I am the Exception to Every Rule

I see this happening over and over again at camp. So many people come through here every summer, that it’s an interesting place to observe how people respond and react to things.

Like rules, for example. Even though camp literature says, “No dogs allowed at camp”, people bring their dogs right into the chapel. Even though it is made very clear that campers are not allowed to bring their cell phones to camp, kids keep trying to sneak them in.

But here’s the problem: every time someone breaks a rule, they have such a good reason – that poor pooch can’t stay in a hot car, and there was no one who could take care of him while the family came to camp. Or that cell phone is absolutely necessary, because that child cannot lose connection with the outside world for even one week of camp.

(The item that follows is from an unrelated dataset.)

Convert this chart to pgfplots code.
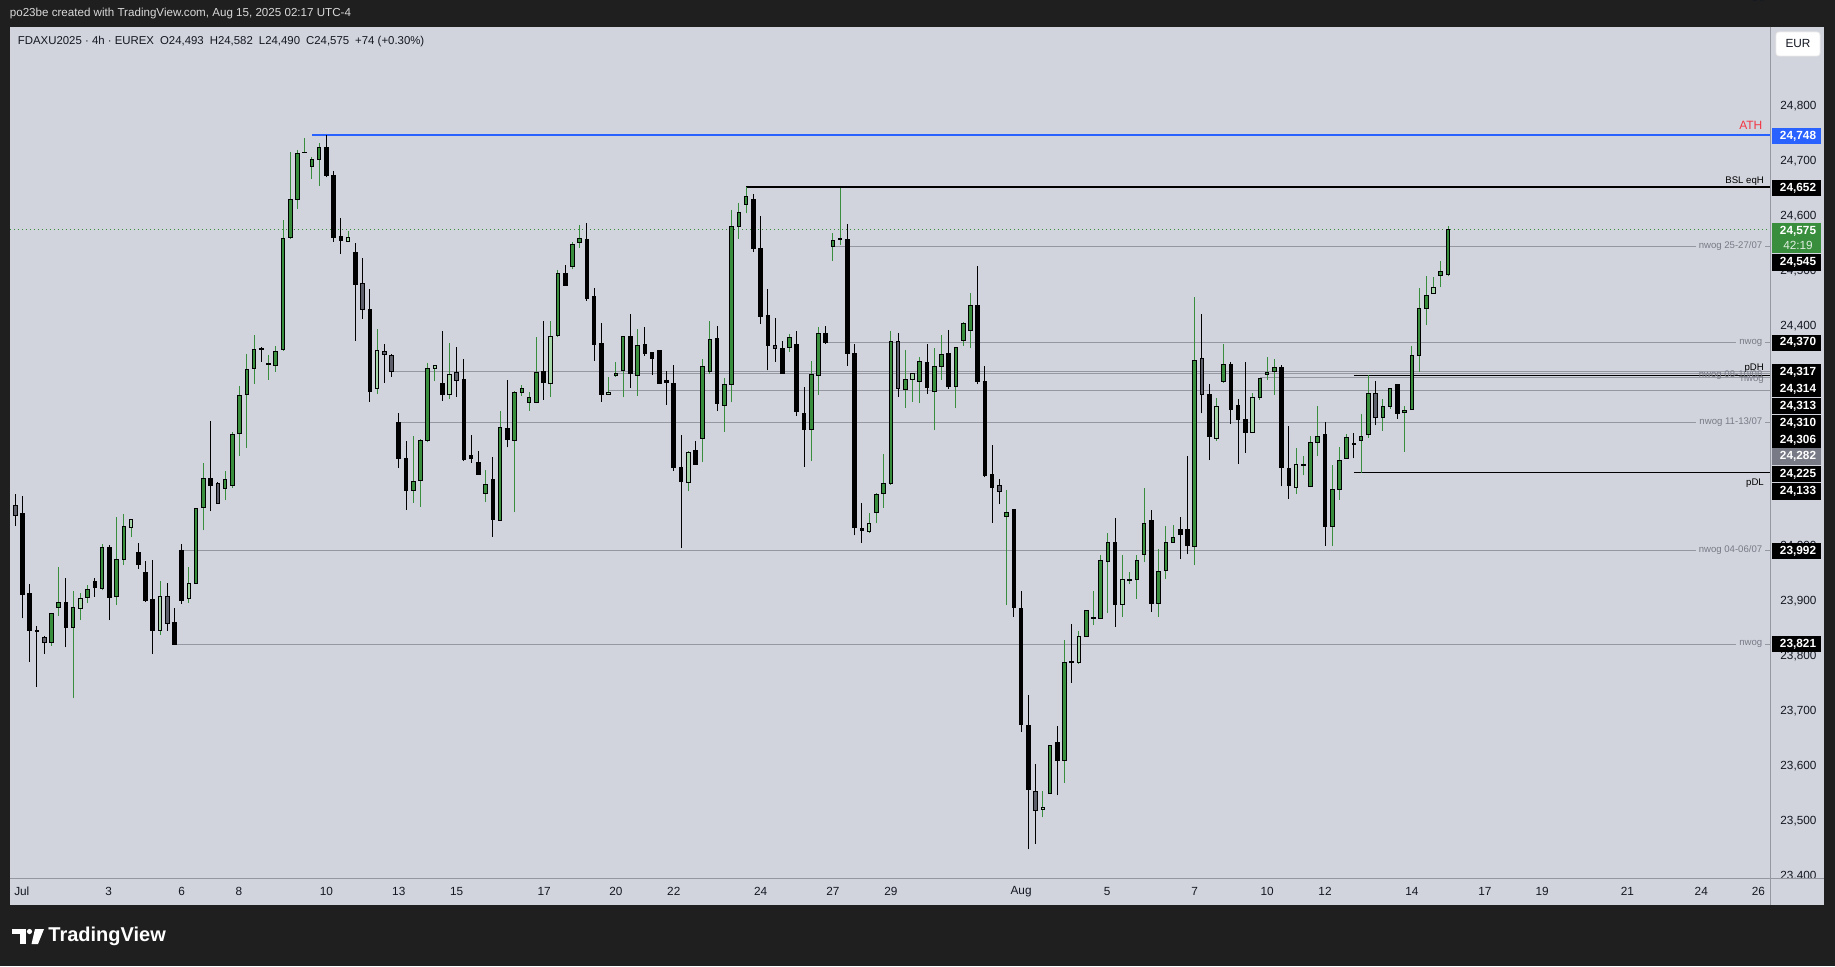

I am the exception. My needs are different than the needs of everybody else. My dog is special. My child is special. I have good reasons for why I am the exception to every rule.

I watch that attitude around me, and it bothers me, but really, do I not do the same thing sometimes?

When I’m in a long line of traffic, waiting to get into the other lane, it is so easy to get impatient because people aren’t letting me in. I’m in a rush, and it is obviously more important for me to get into the other lane than it is for anyone else. They don’t know what I’m late for! They don’t know why my life is more important than theirs!

Except that it’s not. My life is just one of the lives waiting in that everlasting line of traffic. Everyone is trying to get somewhere, otherwise they wouldn’t be sitting in traffic. Everyone has an important schedule, an important life.

But we all sit there, thinking that we are the exception, making up a long line of people living in our own little worlds, thinking that ours is the world.

I’m trying to get in the habit of seeing “the bigger picture”. Trying to get creative about imagining what life might be like for the next person, and trying to get outside of my little world so that I don’t keep thinking that it all has to revolve around me.

Give up my turn in traffic? Give up my spot in the line for the check-out at the grocery store? (Ouch!)  Give up my cart that still contains the sacred loonie that must never be used for anything other than the cart at Superstore?

Oh, the stingy part of me has a hard time with thoughts like that when I’m in a rush, and I have my life perfectly planned out to the last second. But part of me really wants to be giving, creatively generous, and mindful of the fact that everyone has a good reason (to them) as to why they are doing what they’re doing.